Laying fiber-optic conduit in soft ground is one thing. Cutting through solid rock to facilitate fiber is another. The Utah Education and Telehealth Network (UETN) and its telecom and tribal partners are doing both to bring robust broadband infrastructure to isolated communities in the west.
“Utah students and educators, patients and physicians should have access to the best technology no matter where they live,” says UETN CEO Ray Timothy. “Broadband is a necessity to promote growth in communities, business, tourism, education and healthcare.”
In Daggett county, contractors use specialized rigs to cut four-foot deep conduit trenches through solid rock ridges in the rugged Uintah Mountains. San Juan and Daggett currently rely on limited digital microwave technology with a maximum bandwidth of just 200 Mbps. Fiber will increase capacity five-fold to a minimum of 1 Gbps.
Collaboration is key to the project. UETN is partnering with the Ute Mountain Ute and Navajo tribes, the Utah Department of Transportation, the Federal Communications Commission, Emery Telecom in San Juan and Strata Networks in Daggett. Construction in Daggett started in June of 2018 and will take up to two years to complete.
The Universal Service Administrative Company (USAC) of the FCC recently approved stage one of the San Juan project. It will extend fiber optic infrastructure from Blanding to the Ute Mountain Ute Tribe’s White Mesa Library; Bluff Elementary School in Bluff, Utah; and White Horse High and Montezuma Creek Elementary schools in the Navajo community of Montezuma Creek.
Both education and heath care will benefit. Residents and tourists visiting San Juan’s iconic Monument Valley and surrounding National Parks will have greater bandwidth at Blanding’s Blue Mountain Hospital and Community Health Centers, as will visitors to Daggett’s Flaming Gorge National Recreation Area who require the services of the Flaming Gorge Medical Center or the Manila Clinic.

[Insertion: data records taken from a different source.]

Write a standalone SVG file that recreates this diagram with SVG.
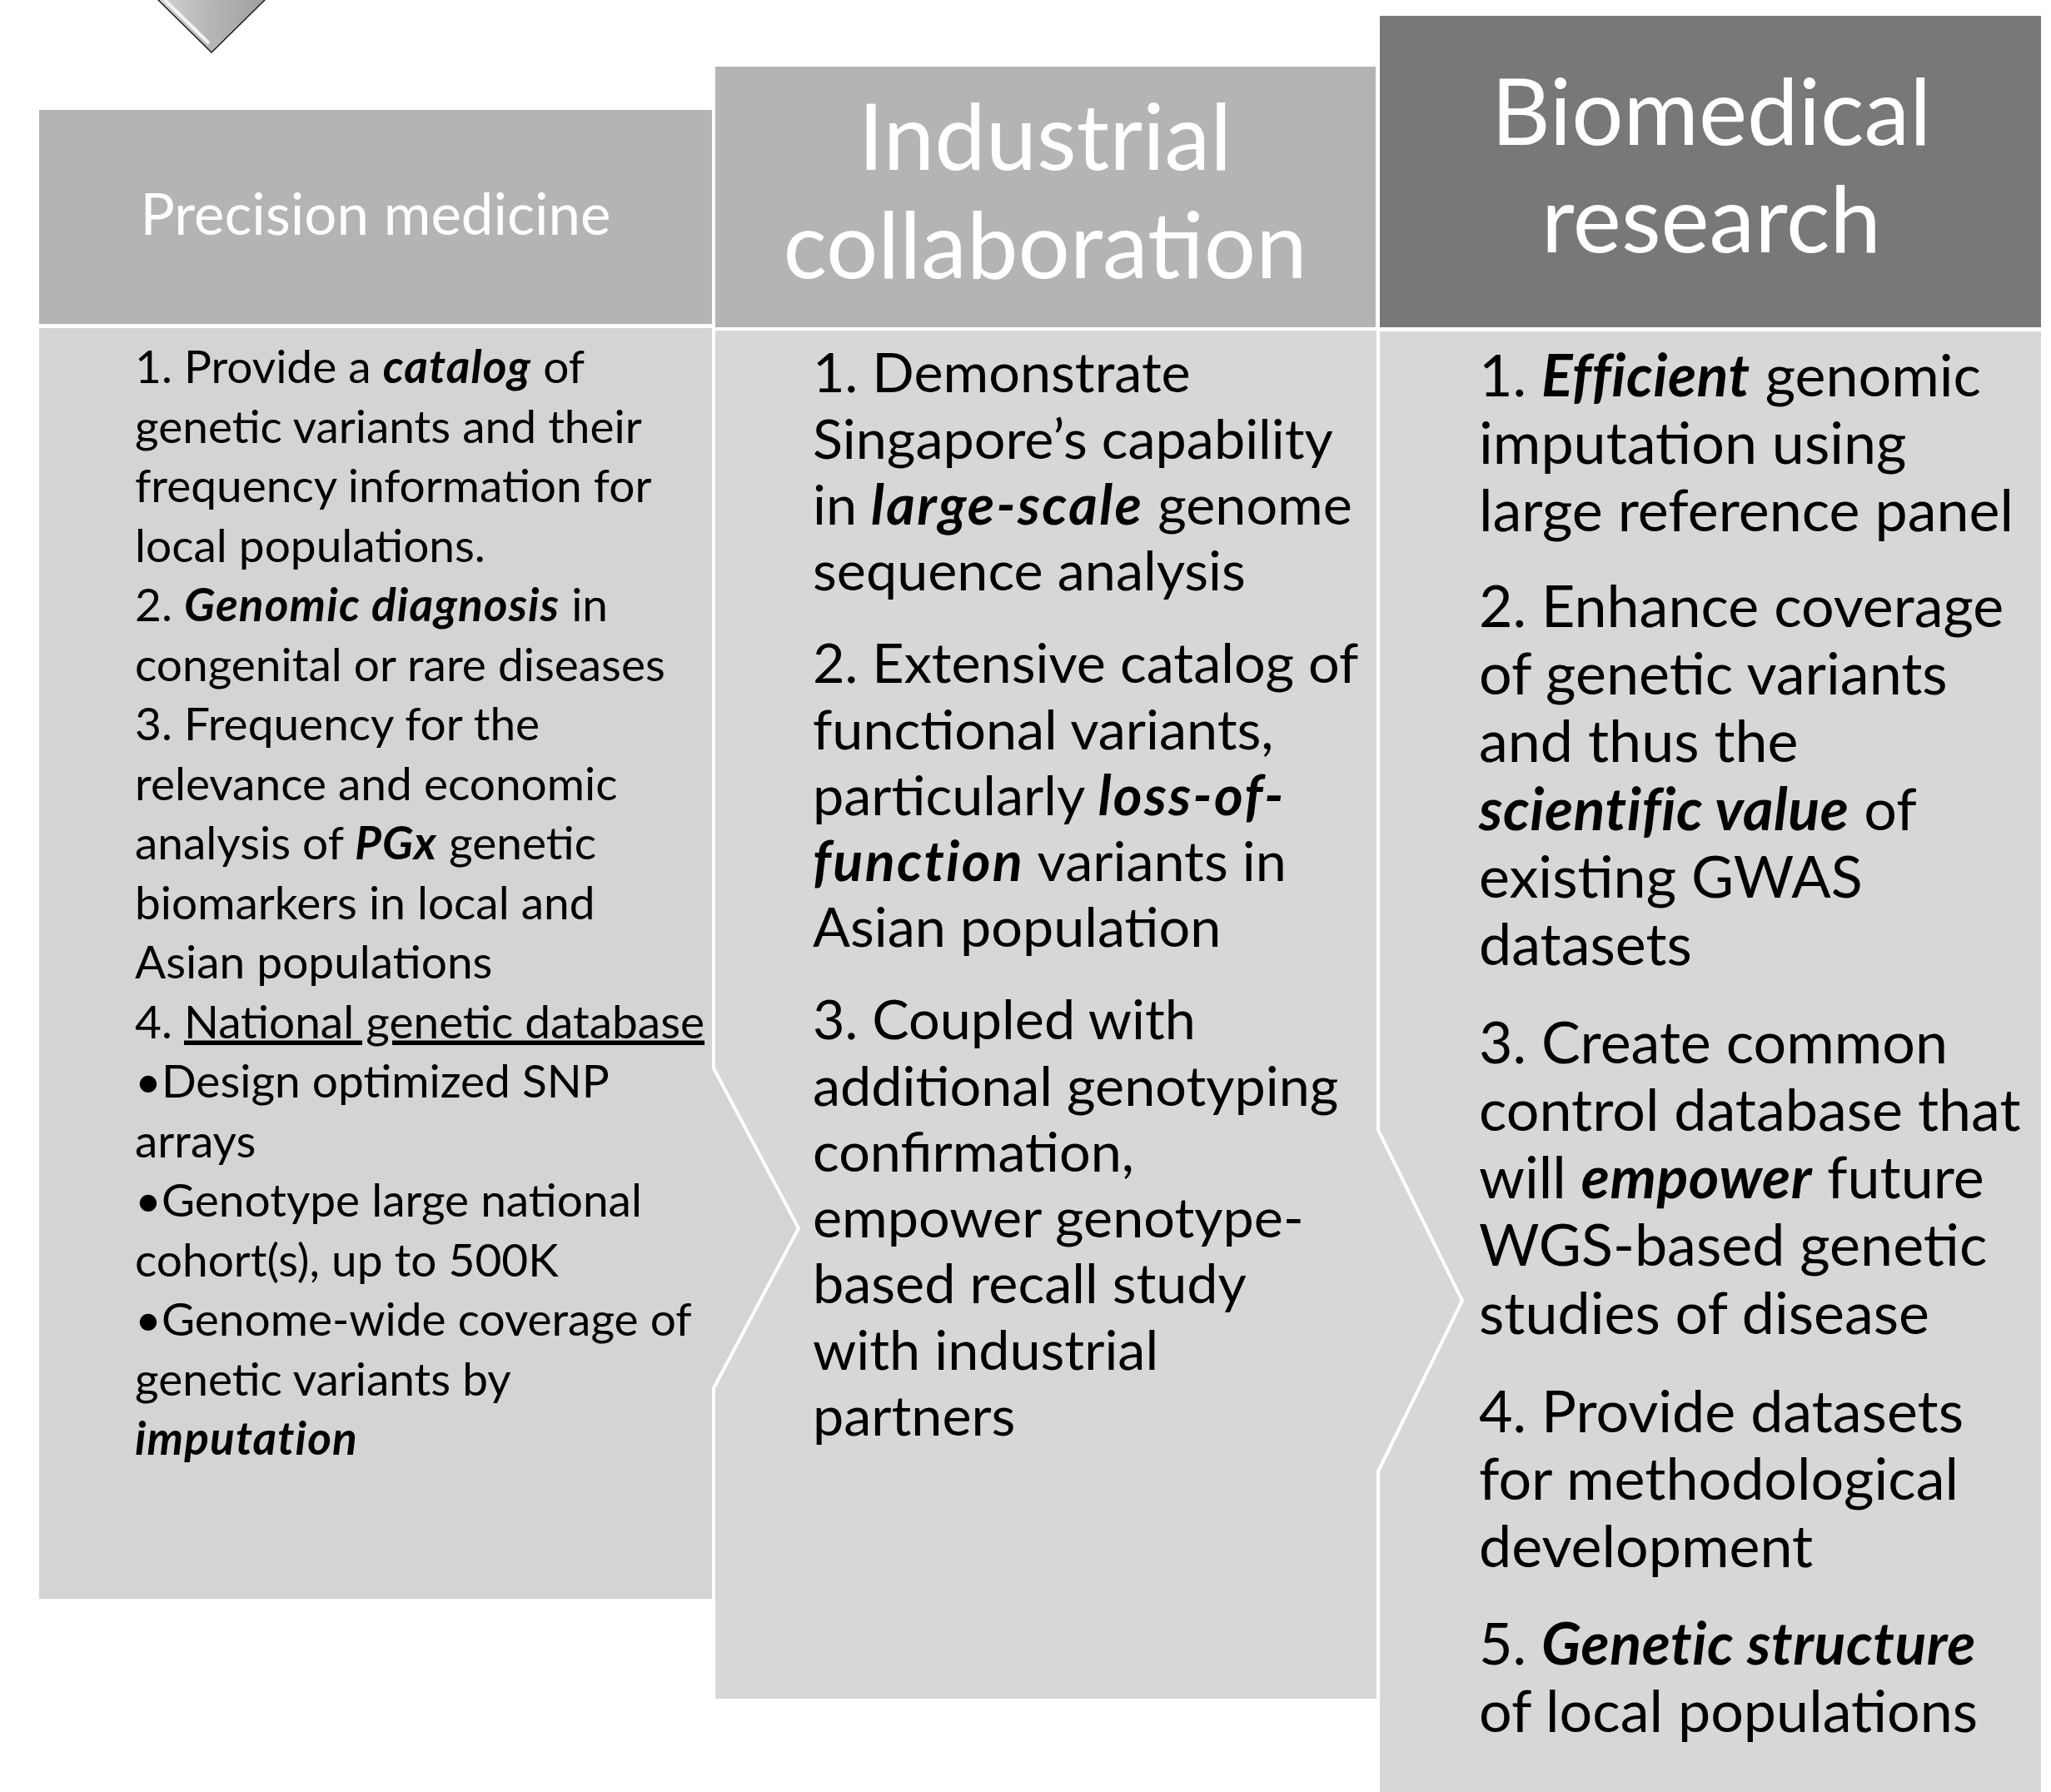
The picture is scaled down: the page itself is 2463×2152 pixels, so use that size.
<svg xmlns="http://www.w3.org/2000/svg" width="2463" height="2152" viewBox="0 0 2463 2152">
  <defs>
    <linearGradient id="tipFill" x1="0" y1="0" x2="1" y2="0">
      <stop offset="0" stop-color="#d6d6d6"/>
      <stop offset="0.45" stop-color="#b8b8b8"/>
      <stop offset="1" stop-color="#9e9e9e"/>
    </linearGradient>
    <style>
      .hdr-light { fill: #b4b4b4; }
      .hdr-dark { fill: #787878; }
      .body-a { fill: #d4d4d4; }
      .body-b { fill: #d7d7d7; }
      .hdr-text { font-family: Lato, "Open Sans", sans-serif; fill: #ffffff; text-anchor: middle; }
      .txt { font-family: Lato, "Open Sans", sans-serif; fill: #000000; }
      .t-left { font-size: 55px; }
      .t-mid { font-size: 66.5px; }
      .t-right { font-size: 70px; }
      .bi { font-weight: bold; font-style: italic; }
      .t-left .bi { letter-spacing: 0.02em; }
      .t-mid .bi { letter-spacing: 0.035em; }
      .t-right .bi { letter-spacing: 0.008em; }
      .ul { text-decoration: underline; }
      .sep { fill: none; stroke: #ffffff; stroke-width: 4; stroke-linejoin: miter; }
    </style>
  </defs>

  <rect width="2463" height="2152" fill="#ffffff"/>

  <!-- partial diamond marker at the top left -->
  <g id="top-marker">
    <polygon points="186,-4 322,-4 254,63" fill="url(#tipFill)" stroke="#1a1a1a" stroke-width="1.5"/>
    <polyline points="198,0 251,52" fill="none" stroke="#f4f4f4" stroke-width="4"/>
  </g>

  <!-- stage 3 -->
  <g id="biomedical-research">
    <rect class="hdr-dark" x="1657" y="19" width="794" height="374"/>
    <text class="hdr-text" x="2055" y="174" font-size="110">Biomedical</text>
    <text class="hdr-text" x="2055" y="303" font-size="110">research</text>
    <rect class="body-b" x="1657" y="398" width="794" height="1760"/>
    <g class="txt t-right">
      <text x="1776" y="476">1. <tspan class="bi">Efficient</tspan> genomic</text>
      <text x="1776" y="557">imputation using</text>
      <text x="1776" y="638">large reference panel</text>
      <text x="1776" y="753">2. Enhance coverage</text>
      <text x="1776" y="834">of genetic variants</text>
      <text x="1776" y="915">and thus the</text>
      <text x="1776" y="997"><tspan class="bi">scientific value</tspan> of</text>
      <text x="1776" y="1078">existing GWAS</text>
      <text x="1776" y="1159">datasets</text>
      <text x="1776" y="1277">3. Create common</text>
      <text x="1776" y="1358">control database that</text>
      <text x="1776" y="1439">will <tspan class="bi">empower</tspan> future</text>
      <text x="1776" y="1520">WGS-based genetic</text>
      <text x="1776" y="1602">studies of disease</text>
      <text x="1776" y="1720">4. Provide datasets</text>
      <text x="1776" y="1801">for methodological</text>
      <text x="1776" y="1882">development</text>
      <text x="1776" y="1999">5. <tspan class="bi">Genetic structure</tspan></text>
      <text x="1776" y="2080">of local populations</text>
    </g>
  </g>

  <!-- stage 2 -->
  <g id="industrial-collaboration">
    <rect class="hdr-light" x="859" y="80" width="793" height="313"/>
    <text class="hdr-text" x="1255" y="204" font-size="110">Industrial</text>
    <text class="hdr-text" x="1255" y="334" font-size="110">collaboration</text>
    <polygon class="body-b" points="859,397 1655,397 1655,1357 1756,1562 1655,1767 1655,2040 859,2040"/>
    <g class="txt t-mid">
      <text x="976" y="471">1. Demonstrate</text>
      <text x="976" y="551">Singapore’s capability</text>
      <text x="976" y="630">in <tspan class="bi">large-scale</tspan> genome</text>
      <text x="976" y="709">sequence analysis</text>
      <text x="976" y="820">2. Extensive catalog of</text>
      <text x="976" y="900">functional variants,</text>
      <text x="976" y="979">particularly <tspan class="bi">loss-of-</tspan></text>
      <text x="976" y="1058"><tspan class="bi">function</tspan> variants in</text>
      <text x="976" y="1137">Asian population</text>
      <text x="976" y="1248">3. Coupled with</text>
      <text x="976" y="1328">additional genotyping</text>
      <text x="976" y="1407">confirmation,</text>
      <text x="976" y="1486">empower genotype-</text>
      <text x="976" y="1565">based recall study</text>
      <text x="976" y="1645">with industrial</text>
      <text x="976" y="1724">partners</text>
    </g>
  </g>

  <!-- stage 1 -->
  <g id="precision-medicine">
    <rect class="hdr-light" x="47" y="132" width="808" height="257"/>
    <text class="hdr-text" x="451" y="282" font-size="69">Precision medicine</text>
    <polygon class="body-a" points="47,394 857,394 857,1283 959,1475 857,1667 857,1920 47,1920"/>
    <g class="txt t-left">
      <text x="162" y="460">1. Provide a <tspan class="bi">catalog</tspan> of</text>
      <text x="162" y="531.5">genetic variants and their</text>
      <text x="162" y="603">frequency information for</text>
      <text x="162" y="674.5">local populations.</text>
      <text x="162" y="746">2. <tspan class="bi">Genomic diagnosis</tspan> in</text>
      <text x="162" y="817.5">congenital or rare diseases</text>
      <text x="162" y="889">3. Frequency for the</text>
      <text x="162" y="960.5">relevance and economic</text>
      <text x="162" y="1032">analysis of <tspan class="bi">PGx</tspan> genetic</text>
      <text x="162" y="1103.5">biomarkers in local and</text>
      <text x="162" y="1175">Asian populations</text>
      <text x="162" y="1246.5">4. <tspan class="ul">National genetic database</tspan></text>
      <text x="162" y="1318">•Design optimized SNP</text>
      <text x="162" y="1389.5">arrays</text>
      <text x="162" y="1461">•Genotype large national</text>
      <text x="162" y="1532.5">cohort(s), up to 500K</text>
      <text x="162" y="1604">•Genome-wide coverage of</text>
      <text x="162" y="1675.5">genetic variants by</text>
      <text x="162" y="1747"><tspan class="bi">imputation</tspan></text>
    </g>
  </g>

  <!-- chevron separators showing the flow from one stage to the next -->
  <g id="connectors">
    <polyline class="sep" points="857,392 857,1283 959,1475 857,1667 857,1922"/>
    <polyline class="sep" points="1655,395 1655,1357 1756,1562 1655,1767 1655,2042"/>
  </g>
</svg>
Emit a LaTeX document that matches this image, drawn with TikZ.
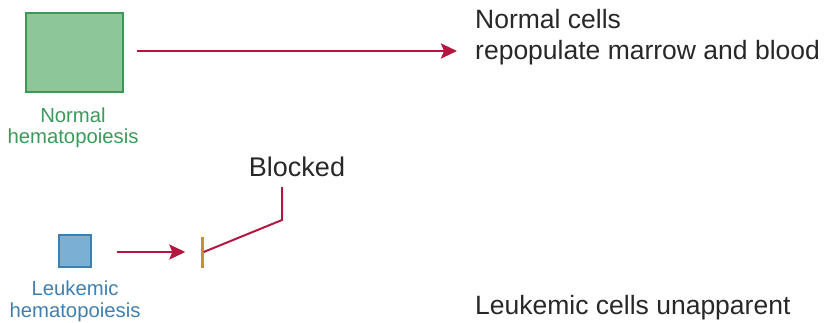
\documentclass[tikz,border=0pt]{standalone}
\usepackage{fontspec}
\setmainfont{Liberation Sans}
\usetikzlibrary{arrows.meta}
\definecolor{gfill}{RGB}{141,199,151}
\definecolor{gline}{RGB}{58,154,85}
\definecolor{gtext}{RGB}{58,154,92}
\definecolor{bfill}{RGB}{123,175,212}
\definecolor{bline}{RGB}{63,127,175}
\definecolor{btext}{RGB}{63,128,176}
\definecolor{redarr}{RGB}{181,22,63}
\definecolor{barcol}{RGB}{192,150,42}
\definecolor{txt}{RGB}{40,40,40}
\begin{document}
\begin{tikzpicture}[x=1pt,y=-1pt,
  cellbox/.style={rectangle,line width=2pt,inner sep=0pt},
  lab/.style={align=center,inner sep=0pt,font=\fontsize{20.3}{22}\selectfont},
  bigtxt/.style={text=txt,inner sep=0pt,anchor=base west,font=\fontsize{26.5}{31}\selectfont},
  redarrow/.style={draw=redarr,line width=2.4pt,-{Stealth[length=16pt,width=15pt,inset=3pt]}}
]
\useasboundingbox (0,0) rectangle (826,322);
% normal
\node[cellbox,draw=gline,fill=gfill,minimum width=97,minimum height=79] (gbox) at (74.5,52.5) {};
\node[lab,text=gtext,anchor=base] (glab1) at (73,122) {Normal};
\node[lab,text=gtext,anchor=base] (glab2) at (73,143) {hematopoiesis};
\node[bigtxt] (n1) at (475,28) {Normal cells};
\node[bigtxt] (n2) at (475,59) {repopulate marrow and blood};
\coordinate (gend) at (457,51);
\draw[redarrow,shorten <=13pt] (gbox.east |- gend) -- (gend);
% leukemic
\node[cellbox,draw=bline,fill=bfill,minimum width=32,minimum height=32] (bbox) at (75,250.5) {};
\node[lab,text=btext,anchor=base] (blab1) at (75,295) {Leukemic};
\node[lab,text=btext,anchor=base] (blab2) at (75,317) {hematopoiesis};
\node[rectangle,fill=barcol,minimum width=3,minimum height=31,inner sep=0pt] (bar) at (202,252) {};
\draw[redarrow,shorten <=25pt,shorten >=15pt] (bbox.east |- bar) -- (bar.west);
\node[text=txt,inner sep=0pt,anchor=base,font=\fontsize{27}{31}\selectfont] (blk) at (297,176) {Blocked};
\coordinate (bend) at (282,220);
\draw[draw=redarr,line width=2pt] (282,187) -- (bend) -- (bar.east);
\node[bigtxt] (n3) at (475,314) {Leukemic cells unapparent};
\end{tikzpicture}
\end{document}
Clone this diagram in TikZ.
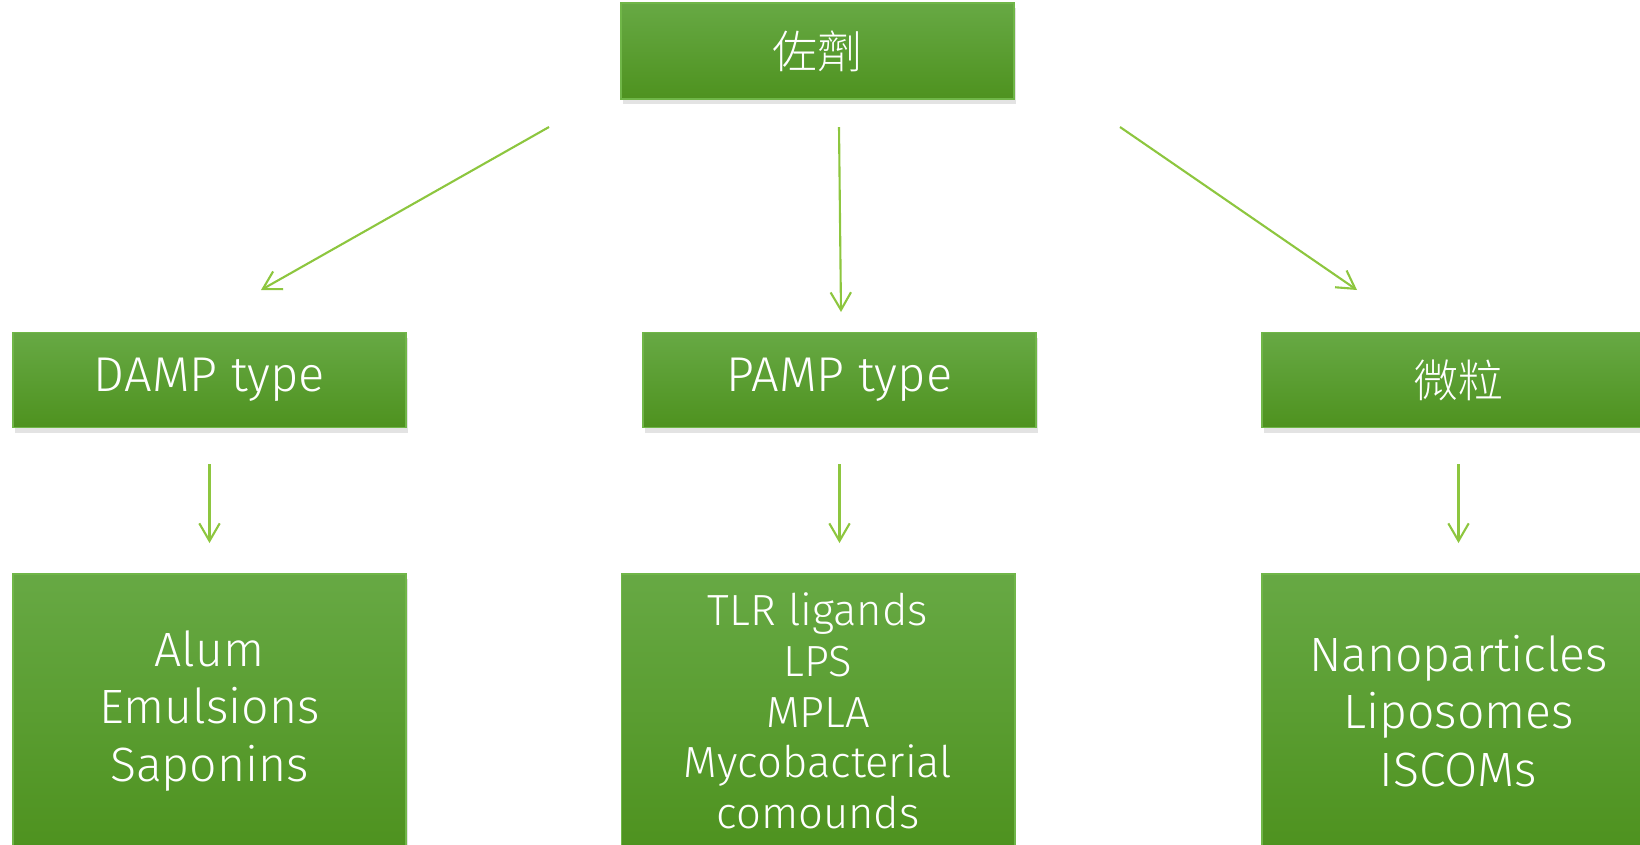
\documentclass[tikz,border=0pt]{standalone}
\usepackage{fontspec}
\setmainfont{Fira Sans}[UprightFont={* Light}]
\newfontfamily\cjk{Noto Sans CJK TC}[UprightFont={* Light}]
\usetikzlibrary{arrows.meta,shadows}

\definecolor{boxTop}{RGB}{103,169,68}
\definecolor{boxBottom}{RGB}{78,146,31}
\definecolor{boxEdge}{RGB}{112,182,72}
\definecolor{arrowGreen}{RGB}{141,198,63}

\tikzset{
  greenbox/.style={rectangle, top color=boxTop, bottom color=boxBottom,
    draw=boxEdge, line width=0.5pt, text=white, inner sep=0pt,
    minimum width=3.93cm, align=center,
    drop shadow={shadow xshift=0.5pt, shadow yshift=-1.5pt, opacity=0.22}},
  headbox/.style={greenbox, minimum height=0.95cm,
    font=\fontsize{13.9}{17}\selectfont},
  listbox/.style={greenbox, minimum height=2.74cm},
  branch/.style={draw=arrowGreen, line width=0.6pt,
    -{Straight Barb[length=5pt,width=5.8pt]}}
}

\begin{document}
\begin{tikzpicture}[x=0.01cm, y=-0.01cm]

  % The frame
  \useasboundingbox (0,0) rectangle (1640,844);
  \clip (0,0) rectangle (1640,844);

  \def \yTop   {51}
  \def \yHead  {380}
  \def \yList  {711}
  \def \xLeft  {209.5}
  \def \xMid   {839.5}
  \def \xRight {1458.5}

  % Top box
  \node[headbox, minimum height=0.96cm, font=\cjk\fontsize{12.8}{15}\selectfont]
    (adjuvant) at (817.5, \yTop) {佐劑};

  % Second level
  \node[headbox] (damp) at (\xLeft, \yHead) {DAMP type};
  \node[headbox] (pamp) at (\xMid, \yHead) {PAMP type};
  \node[headbox, font=\cjk\fontsize{12.8}{15}\selectfont]
    (particle) at (\xRight, \yHead) {微粒};

  % Lists
  \node[listbox, font=\fontsize{13.7}{16.4}\selectfont]
    (dampList) at (\xLeft, \yList) {Alum\\Emulsions\\Saponins};
  \node[listbox, font=\fontsize{12.4}{14.4}\selectfont]
    (pampList) at (818, \yList)
    {TLR ligands\\LPS\\MPLA\\Mycobacterial\\comounds};
  \node[listbox, font=\fontsize{13.7}{16.4}\selectfont]
    (particleList) at (\xRight, \yList) {Nanoparticles\\Liposomes\\ISCOMs};

  % Upper arrows
  \coordinate (toDampA) at (549, 127);
  \coordinate (toDampB) at (261, 290);
  \coordinate (toPampA) at (839, 127);
  \coordinate (toPampB) at (841, 312);
  \coordinate (toPartA) at (1120, 127);
  \coordinate (toPartB) at (1357, 290);

  \draw[branch] (toDampA) -- (toDampB);
  \draw[branch] (toPampA) -- (toPampB);
  \draw[branch] (toPartA) -- (toPartB);

  % Lower arrows
  \draw[branch, shorten <=0.36cm, shorten >=0.30cm]
    (damp.south) -- (damp.south |- dampList.north);
  \draw[branch, shorten <=0.36cm, shorten >=0.30cm]
    (pamp.south) -- (pamp.south |- pampList.north);
  \draw[branch, shorten <=0.36cm, shorten >=0.30cm]
    (particle.south) -- (particle.south |- particleList.north);

\end{tikzpicture}
\end{document}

“The Daggett school district is among the last two districts in the state not fully connected to fiber for its schools in Manila and Dutch John,” says UETN associate director Jeff Egly. “We are also focused on bringing fiber to remote San Juan county. That includes schools within the Utah portion of the Navajo Nation. All of these projects are complex, time consuming and cost intensive.”
The good financial news is that both locations qualify for matching funds from the E-Rate program of the Federal Communications Commission. The funding enables UETN to leverage state dollars with other sources including telecom providers, the Utah Department of Transportation and tribal funding. E-Rate means that the San Juan’s project’s $12 million price tag will require less than $2 million in funding from the Utah State Legislature.
While not exactly moving mountains, UETN’s rural fiber project is definitely boring through parts of them to facilitate statewide fiber infrastructure.